Wilhelm Schrader – Der Drogenberater aus Überzeugung
Wilhelm Schrader kennt die Schattenseiten der Jugend in der Grafschaft. Seit 1972 engagiert er sich als Drogenberater in Nordhorn. Was ihn antreibt, ist mehr als Beruf – es ist eine Berufung. Schrader sieht seine Arbeit als christlichen Auftrag, er will Jugendlichen eine Perspektive geben, bevor sie „in der Gosse landen“, wie er es ausdrückt. Mit 70 Wochenstunden, oft unter Bedrohung durch Dealer, ist er Tag für Tag im Einsatz.
Die Drogenproblematik sei massiv, sagt er. Die Nähe zur niederländischen Grenze mache die Region zu einem Knotenpunkt im europäischen Drogenhandel. Umso wichtiger seien Jugendzentren, offene Gespräche und ein funktionierendes Netzwerk. Schrader bleibt dabei kompromisslos: Er kämpft für jeden Einzelnen – gegen Abhängigkeit, für Hoffnung.

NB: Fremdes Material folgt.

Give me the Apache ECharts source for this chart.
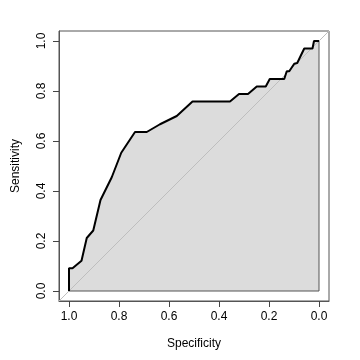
<!DOCTYPE html>
<html>
<head>
<meta charset="utf-8">
<script src="https://cdn.jsdelivr.net/npm/echarts@6/dist/echarts.min.js"></script>
<style>html,body{margin:0;padding:0;background:#fff;}#c{width:360px;height:360px;}</style>
</head>
<body>
<div id="c"></div>
<script>
// ROC curve
var specificity = [1.0, 1.0, 0.986, 0.950, 0.929, 0.903, 0.874, 0.829, 0.791, 0.736, 0.689, 0.636, 0.569, 0.506, 0.356, 0.320, 0.284, 0.249, 0.213, 0.197, 0.139, 0.129, 0.119, 0.099, 0.087, 0.076, 0.059, 0.026, 0.020, 0.0];
var sensitivity = [0.0, 0.091, 0.091, 0.121, 0.212, 0.242, 0.364, 0.455, 0.553, 0.636, 0.636, 0.667, 0.700, 0.758, 0.758, 0.788, 0.788, 0.818, 0.818, 0.848, 0.848, 0.879, 0.879, 0.909, 0.912, 0.935, 0.970, 0.970, 1.0, 1.0];
var tickValues = [0, 0.2, 0.4, 0.6, 0.8, 1.0];
var xTitle = 'Specificity';
var yTitle = 'Sensitivity';
var axisMin = -0.04, axisMax = 1.04;

var curve = specificity.map(function (s, i) { return [s, sensitivity[i]]; });
var font = 'Liberation Sans, Arial, Helvetica, sans-serif';

var chart = echarts.init(document.getElementById('c'), null, {renderer: 'canvas'});
chart.setOption({
  animation: false,
  backgroundColor: '#ffffff',
  grid: {left: 59, right: 31, top: 31, bottom: 59, outerBoundsMode: 'none', containLabel: false,
    show: true, borderColor: '#555', borderWidth: 1, backgroundColor: 'transparent'},
  xAxis: {
    type: 'value', inverse: true, min: axisMin, max: axisMax,
    name: xTitle, nameLocation: 'middle', nameGap: 37,
    nameTextStyle: {fontFamily: font, fontSize: 12, color: '#000'},
    axisLine: {show: true, onZero: false, lineStyle: {color: '#555', width: 1}},
    axisTick: {show: true, customValues: tickValues, length: 6, lineStyle: {color: '#444'}},
    axisLabel: {customValues: tickValues, margin: 10, fontFamily: font, fontSize: 12, color: '#000',
      formatter: function (v) { return v.toFixed(1); }},
    splitLine: {show: false}
  },
  yAxis: {
    type: 'value', min: axisMin, max: axisMax,
    name: yTitle, nameLocation: 'middle', nameGap: 37,
    nameTextStyle: {fontFamily: font, fontSize: 12, color: '#000'},
    axisLine: {show: true, onZero: false, lineStyle: {color: '#555', width: 1}},
    axisTick: {show: true, customValues: tickValues, length: 6, lineStyle: {color: '#444'}},
    axisLabel: {customValues: tickValues, rotate: 90, margin: 11, fontFamily: font, fontSize: 12, color: '#000',
      formatter: function (v) { return v.toFixed(1); }},
    splitLine: {show: false}
  },
  series: [
    {
      type: 'line', data: curve, symbol: 'none', z: 1,
      lineStyle: {width: 0, opacity: 0},
      areaStyle: {color: '#dcdcdc', opacity: 1, origin: 0}
    },
    {
      type: 'line', data: [[specificity[0], 0], [0, 0], [0, 1]], symbol: 'none', z: 2,
      lineStyle: {color: '#555', width: 1}
    },
    {
      type: 'line', data: [[axisMax, axisMin], [axisMin, axisMax]], symbol: 'none', z: 3,
      lineStyle: {color: '#bebebe', width: 1}
    },
    {
      type: 'line', data: curve, symbol: 'none', z: 4,
      lineStyle: {color: '#000', width: 2}
    }
  ]
});
</script>
</body>
</html>
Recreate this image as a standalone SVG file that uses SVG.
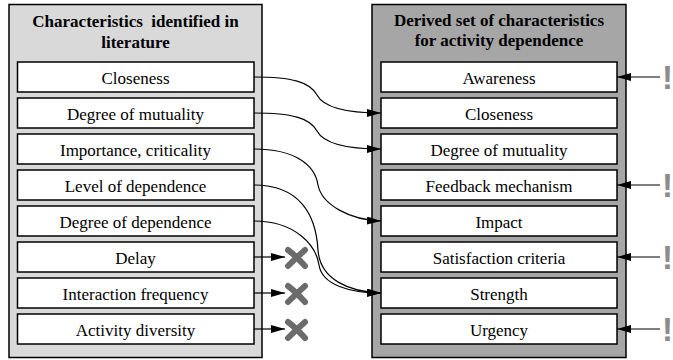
<svg xmlns="http://www.w3.org/2000/svg" width="673" height="360" viewBox="0 0 673 360">
<defs>
<style>
.panel{stroke:#000;stroke-width:1.5}
.box{fill:#fff;stroke:#000;stroke-width:1.5}
.lbl{font-family:'Liberation Serif','DejaVu Serif',serif;font-size:17px;text-anchor:middle;fill:#000}
.ttl{font-family:'Liberation Serif','DejaVu Serif',serif;font-size:17px;font-weight:bold;text-anchor:middle;fill:#000;white-space:pre}
.con{fill:none;stroke:#000;stroke-width:1.2}
.cross{fill:none;stroke:#6b6b6b;stroke-width:6;stroke-linecap:round}
.excl{font-family:'Liberation Sans',Arial,sans-serif;font-size:33px;font-weight:bold;fill:#8c8c8c}
</style>
<marker id="ah" markerUnits="userSpaceOnUse" markerWidth="14" markerHeight="8" refX="14" refY="4" orient="auto">
<path d="M0,0 L14,4 L0,8 Z" fill="#000"/>
</marker>
</defs>

<g id="left-panel">
<rect class="panel" x="9" y="4.5" width="253" height="353" fill="#d9d9d9"/>
<text class="ttl" x="135.5" y="27" xml:space="preserve">Characteristics  identified in</text>
<text class="ttl" x="135.5" y="48">literature</text>
</g>
<g id="l-closeness"><rect class="box" x="17.5" y="62" width="236.5" height="30"/><text class="lbl" x="135.5" y="83.5">Closeness</text></g>
<g id="l-mutuality"><rect class="box" x="17.5" y="98" width="236.5" height="30"/><text class="lbl" x="135.5" y="119.5">Degree of mutuality</text></g>
<g id="l-importance"><rect class="box" x="17.5" y="134" width="236.5" height="30"/><text class="lbl" x="135.5" y="155.5">Importance, criticality</text></g>
<g id="l-level"><rect class="box" x="17.5" y="170" width="236.5" height="30"/><text class="lbl" x="135.5" y="191.5">Level of dependence</text></g>
<g id="l-degree"><rect class="box" x="17.5" y="206" width="236.5" height="30"/><text class="lbl" x="135.5" y="227.5">Degree of dependence</text></g>
<g id="l-delay"><rect class="box" x="17.5" y="242" width="236.5" height="30"/><text class="lbl" x="135.5" y="263.5">Delay</text></g>
<g id="l-interaction"><rect class="box" x="17.5" y="278" width="236.5" height="30"/><text class="lbl" x="135.5" y="299.5">Interaction frequency</text></g>
<g id="l-diversity"><rect class="box" x="17.5" y="314" width="236.5" height="30"/><text class="lbl" x="135.5" y="335.5">Activity diversity</text></g>

<g id="right-panel">
<rect class="panel" x="372" y="4.5" width="254" height="353" fill="#a6a6a6"/>
<text class="ttl" x="499" y="26">Derived set of characteristics</text>
<text class="ttl" x="499" y="46">for activity dependence</text>
</g>
<g id="r-awareness"><rect class="box" x="381" y="62" width="236" height="30"/><text class="lbl" x="499" y="83.5">Awareness</text></g>
<g id="r-closeness"><rect class="box" x="381" y="98" width="236" height="30"/><text class="lbl" x="499" y="119.5">Closeness</text></g>
<g id="r-mutuality"><rect class="box" x="381" y="134" width="236" height="30"/><text class="lbl" x="499" y="155.5">Degree of mutuality</text></g>
<g id="r-feedback"><rect class="box" x="381" y="170" width="236" height="30"/><text class="lbl" x="499" y="191.5">Feedback mechanism</text></g>
<g id="r-impact"><rect class="box" x="381" y="206" width="236" height="30"/><text class="lbl" x="499" y="227.5">Impact</text></g>
<g id="r-satisfaction"><rect class="box" x="381" y="242" width="236" height="30"/><text class="lbl" x="499" y="263.5">Satisfaction criteria</text></g>
<g id="r-strength"><rect class="box" x="381" y="278" width="236" height="30"/><text class="lbl" x="499" y="299.5">Strength</text></g>
<g id="r-urgency"><rect class="box" x="381" y="314" width="236" height="30"/><text class="lbl" x="499" y="335.5">Urgency</text></g>

<g id="connectors">
<path class="con" marker-end="url(#ah)" d="M254,77 C292,77 310,82 317,95 C324,108 350,113 381,113"/>
<path class="con" marker-end="url(#ah)" d="M254,113 C292,113 310,118 317,131 C324,144 350,149 381,149"/>
<path class="con" marker-end="url(#ah)" d="M254,149 C295,149 315,165 318,185 C322,205 350,220 381,221"/>
<path class="con" marker-end="url(#ah)" d="M254,185 C300,185 316,215 318,250 C320,280 350,292 381,293"/>
<path class="con" marker-end="url(#ah)" d="M254,221 C295,221 316,245 319,265 C322,285 350,293 381,293"/>
<path class="con" marker-end="url(#ah)" d="M254,257 L285,257"/>
<path class="con" marker-end="url(#ah)" d="M254,293 L285,293"/>
<path class="con" marker-end="url(#ah)" d="M254,329 L285,329"/>
<path class="con" marker-end="url(#ah)" d="M660,77 L617,77"/>
<path class="con" marker-end="url(#ah)" d="M660,185 L617,185"/>
<path class="con" marker-end="url(#ah)" d="M660,257 L617,257"/>
<path class="con" marker-end="url(#ah)" d="M660,329 L617,329"/>
</g>

<g id="crosses">
<path class="cross" d="M288,250 Q296,256 305,266 M288,266 Q296,258 305,250"/>
<path class="cross" d="M288,286 Q296,292 305,302 M288,302 Q296,294 305,286"/>
<path class="cross" d="M288,322 Q296,328 305,338 M288,338 Q296,330 305,322"/>
</g>

<g id="marks">
<text class="excl" x="662" y="89">!</text>
<text class="excl" x="662" y="197">!</text>
<text class="excl" x="662" y="269">!</text>
<text class="excl" x="662" y="341">!</text>
</g>
</svg>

Jan Meppelink – Der Naturfreund mit niederländischen Wurzeln
Jan Meppelink aus Neuenhaus ist ein Original. Nach seiner Pensionierung bei der Bentheimer Eisenbahn wurde er Bisamfänger – eher zufällig, aber mit Hingabe. Für jedes Tier erhält er eine Prämie, doch der eigentliche Antrieb ist seine Liebe zur Natur. Meppelink kennt die Grafschaft wie seine Westentasche. Seine niederländischen Wurzeln sind dabei ebenso Teil seiner Identität wie seine Verbundenheit zur Region.
Sein Alltag führt ihn durch Moore und an Flussläufen entlang. Mit Stolz erzählt er von den Traditionen seiner Familie und davon, wie sich die Grafschafter über die Jahre behauptet haben – fleißig, bodenständig, eigenwillig. Dass er sich selbst als echten Grafschafter sieht, daran lässt Meppelink keinen Zweifel.
Anton Groeneveld – Der holländische Nachbar
Direkt hinter der Grenze bei Emlichheim lebt Anton Groeneveld. Der Landwirt bewirtschaftet seine Flächen mit einer Effizienz, die man oft mit holländischer Landwirtschaft verbindet. Für ihn zählt, was wirtschaftlich funktioniert – ganz im Gegensatz zur stärker subventionierten und zentralisierten Agrarstruktur in Deutschland.
Trotz aller Unterschiede verbindet ihn viel mit seinen deutschen Nachbarn: die Landschaft, das Wetter, das Leben auf dem Land. Und die gegenseitige Wertschätzung. Während in Deutschland häufig noch in größeren Strukturen gedacht werde, habe sich in Holland eine pragmatischere Haltung durchgesetzt. Für Groeneveld ist klar: Das eine schließt das andere nicht aus – sondern ergänzt sich oft.